Reactions in the U.K. ranged from confusion to delight to resignation (literal and figurative). Some voters didn’t realize what they had done, apparently unaware that they were voting in a real election and not just writing a one-star Yelp review. The leaders of the “leave” campaign were happy at first and then strangely silent, as they began to realize that they could not possibly deliver on most of the campaign promises they had made to an angry electorate. Leaders of the “remain” side all quit – except Labour Party leader Jeremy Corbyn, who decided he would rather be tossed unceremoniously from his position than leave voluntarily. In a move that would have been statesmanlike under other circumstances, still-PM David Cameron told Corbyn that, while his presence might be good for the Conservative Party, it was bad for the country, closing with, “For heaven’s sake, man – go!”
Astonishingly, the man who would be PM, Boris Johnson, withdrew from consideration for the job less than a week after the vote. Apparently, the person responsible for bold bus adverts telling citizens that their National Health Service would be £350 million to the good every week if they voted to leave, realized that not even he could apply enough lipstick to make that pig a believable beauty contestant.
Johnson’s withdrawal was followed a week later by another stunning announcement, when Nigel Farage, a co-architect of the Leave campaign, resigned as leader of UKIP. His reasoning – “I’ve done my bit” – hearkened back to the ill-advised “Mission Accomplished” banner that haunted President George W. Bush, after he successfully toppled Saddam Hussein, but left Iraq a broken mess.

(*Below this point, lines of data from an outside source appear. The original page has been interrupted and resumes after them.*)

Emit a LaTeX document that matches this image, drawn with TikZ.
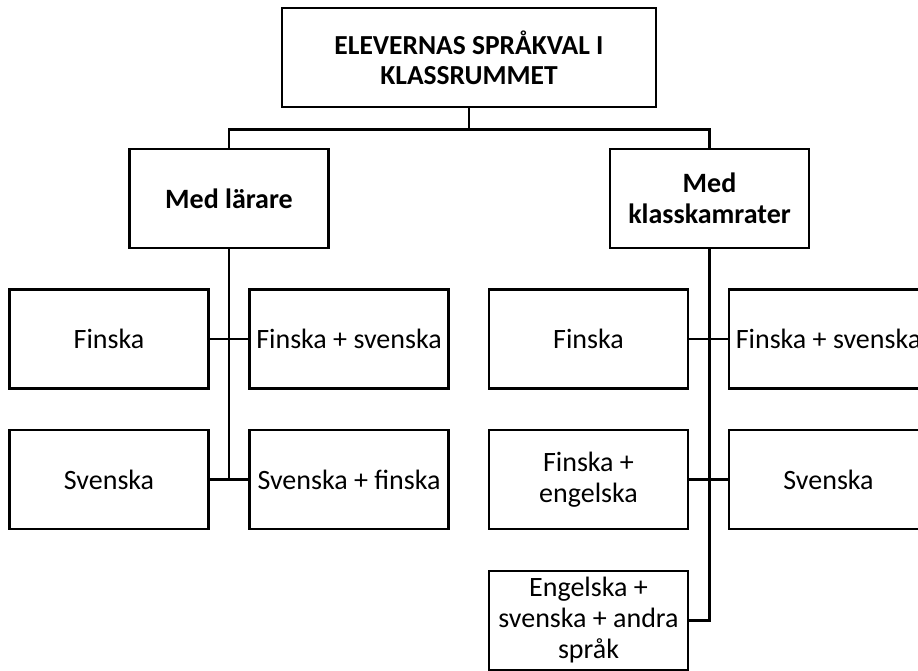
\documentclass[tikz,border=0pt]{standalone}
\usepackage{fontspec}
\setmainfont{Carlito}
\begin{document}
\begin{tikzpicture}[x=1pt,y=-1pt,
  box/.style={draw, line width=2.8pt, minimum width=#1, minimum height=99pt, inner sep=0pt, align=center,
    font=\fontsize{28}{31}\selectfont},
  box/.default=199pt,
  conn/.style={line width=2.8pt}]
\useasboundingbox (0,0) rectangle (918,671);
\clip (0,0) rectangle (918,671);
\node[box=374pt, font=\fontsize{27.5}{30}\selectfont\bfseries] (top) at (469,57.5) {ELEVERNAS SPRÅKVAL I\\KLASSRUMMET};
\node[box, font=\fontsize{28}{31}\selectfont\bfseries] (ml) at (229,198.5) {Med lärare};
\node[box, font=\fontsize{28}{31}\selectfont\bfseries] (mk) at (709.5,198.5) {Med\\klasskamrater};
\node[box] (a1) at (109,339) {Finska};
\node[box] (b1) at (349,339) {Finska + svenska};
\node[box] (a2) at (109,479.5) {Svenska};
\node[box] (b2) at (349,479.5) {Svenska + finska};
\node[box] (c1) at (588.5,339) {Finska};
\node[box] (d1) at (828.5,339) {Finska + svenska};
\node[box] (c2) at (588.5,479.5) {Finska +\\engelska};
\node[box] (d2) at (828.5,479.5) {Svenska};
\node[box] (c3) at (588.5,620.5) {Engelska +\\svenska + andra\\språk};
\draw[conn] (top.south) -- ++(0,21) -| (ml.north);
\draw[conn] (top.south) ++(0,21) -| (mk.north);
\draw[conn] (ml.south) -- (ml.south |- a2.east);
\draw[conn] (a1.east) -- (b1.west);
\draw[conn] (a2.east) -- (b2.west);
\draw[conn] (mk.south) -- (mk.south |- c3.east) -- (c3.east);
\draw[conn] (c1.east) -- (d1.west);
\draw[conn] (c2.east) -- (d2.west);
\end{tikzpicture}
\end{document}
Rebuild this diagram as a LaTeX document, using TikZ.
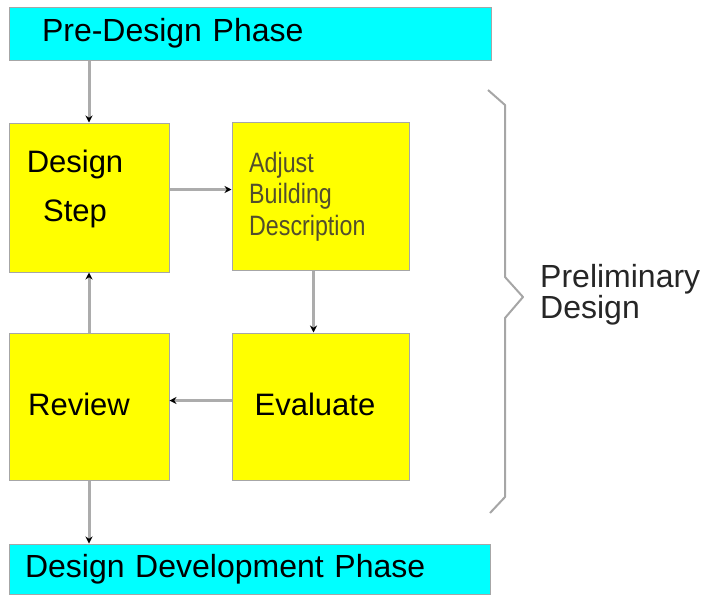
\documentclass[tikz,border=0pt]{standalone}
\usepackage{fontspec}
\setmainfont{Liberation Sans}
\newfontfamily\narrowsans[FakeStretch=0.83]{Liberation Sans}
\usetikzlibrary{arrows.meta}

\definecolor{phasecyan}{RGB}{0,255,255}
\definecolor{stepyellow}{RGB}{255,255,0}

\tikzset{
  phase/.style={draw=gray!70, fill=phasecyan, line width=1pt, align=left,
    font=\fontsize{32}{38}\selectfont},
  stepbox/.style={draw=gray!70, fill=stepyellow, line width=1pt, inner sep=0pt},
  steptext/.style={inner sep=0pt, align=center, font=\fontsize{31}{49}\selectfont},
  flow/.style={draw=gray!65, line width=3pt, -{Stealth[black, length=7pt, width=7pt]}},
}

\begin{document}
\begin{tikzpicture}[x=1pt, y=-1pt]
    \useasboundingbox (0,0) rectangle (708,595);

    % Phases before and after
    \node[phase, minimum height=53pt, text width=416pt, inner xsep=33pt] (pre) at (250,33.5) {Pre-Design Phase};
    \node[phase, minimum height=50pt, text width=449pt, inner xsep=16pt] (devel) at (249.5,569) {Design Development Phase};

    % The four steps of the loop
    \node[stepbox, minimum width=160pt, minimum height=149pt] (dstep) at (89,197.5) {};
    \node[stepbox, minimum width=177pt, minimum height=148pt] (adjust) at (320.5,196) {};
    \node[stepbox, minimum width=160pt, minimum height=147pt] (review) at (89,406.5) {};
    \node[stepbox, minimum width=177pt, minimum height=147pt] (evaluate) at (320.5,406.5) {};

    % (base sits on the last line)
    \node[steptext, anchor=base] (dstep-t) at (75,221) {Design\\Step};
    \node[inner sep=0pt, anchor=base west, align=left, text=olive!45!black,
      font=\narrowsans\fontsize{28}{31.5}\selectfont] (adjust-t) at (249,235) {Adjust\\Building\\Description};
    \node[steptext, anchor=base] (review-t) at (79,415) {Review};
    \node[steptext, anchor=base] (evaluate-t) at (315,415) {Evaluate};

    % Arrows
    \draw[flow] (pre.south -| dstep.north) -- (dstep.north);
    \draw[flow] ([yshift=8pt]dstep.east) -- ([yshift=8pt]dstep.east -| adjust.west);
    \draw[flow] ([xshift=-7pt]adjust.south) -- ([xshift=-7pt]adjust.south |- evaluate.north);
    \draw[flow] ([yshift=6pt]evaluate.west) -- ([yshift=6pt]evaluate.west -| review.east);
    \draw[flow] (review.north) -- (dstep.south);
    \draw[flow] (review.south) -- (review.south |- devel.north);

    % Brace
    \draw[gray!70, line width=2pt, line join=round]
      (488,90) -- (505,105) -- (505,277) -- (523,297) -- (505,318) -- (505,497) -- (490,513);
    \node[inner sep=0pt, anchor=base west, align=left, text=black!85,
      font=\fontsize{32}{31}\selectfont] (prelim) at (540,318) {Preliminary\\Design};
\end{tikzpicture}
\end{document}
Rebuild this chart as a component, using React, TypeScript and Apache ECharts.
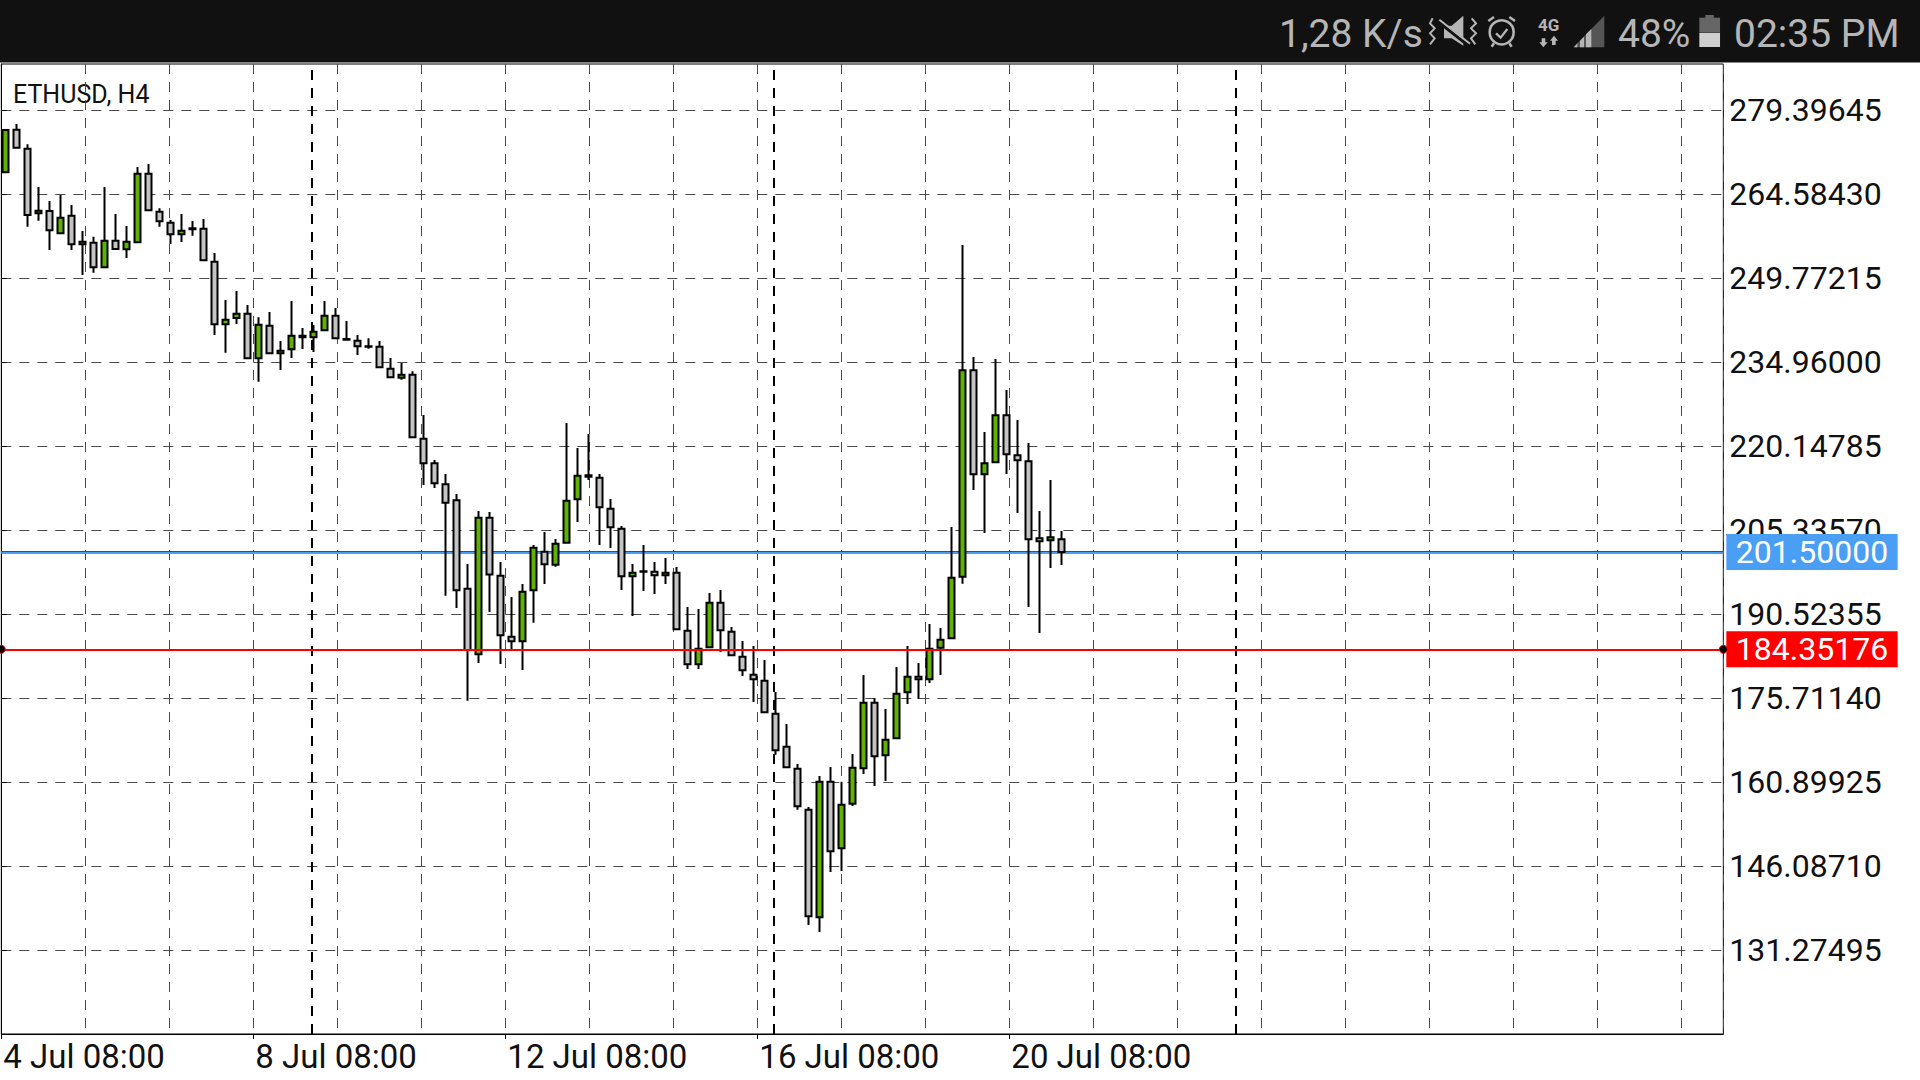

While chaos reigned in London, it devolved to the leadership of the EU to behave like the adults in the room. Their number one goal for now and until the breakup is concluded is to keep their oldest child’s temper tantrum from causing the other children to stop eating their vegetables. Just because the U.K. thought it could benefit from leaving, doesn’t mean it will benefit – in fact, according to the united voices of EU leaders, the U.K. could fare worse outside the union than inside.
More importantly, Brexit certainly doesn’t mean that a divided Europe is more secure, stronger economically, and stronger in terms of tax coordination than it is now. And while ultranationalist parties in Germany, France, and the Netherlands may be salivating at the thought of replicating what voters in the U.K. wrought, officials on the side of Europe that borders Russia fear that a mass exodus will only increase Russian influence and diminish their security and autonomy (remember Crimea?). The Baltic States, Hungary, and Poland have “been there, done that,” and it was not a good thing.
For now, the only thing that is certain is uncertainty and instability. As the world continues to recover from the global financial meltdown, neither helps Europe and its citizens. All one can hope for is that the adults exercise their influence and authority and bring this sorry chapter in European history to a prompt conclusion.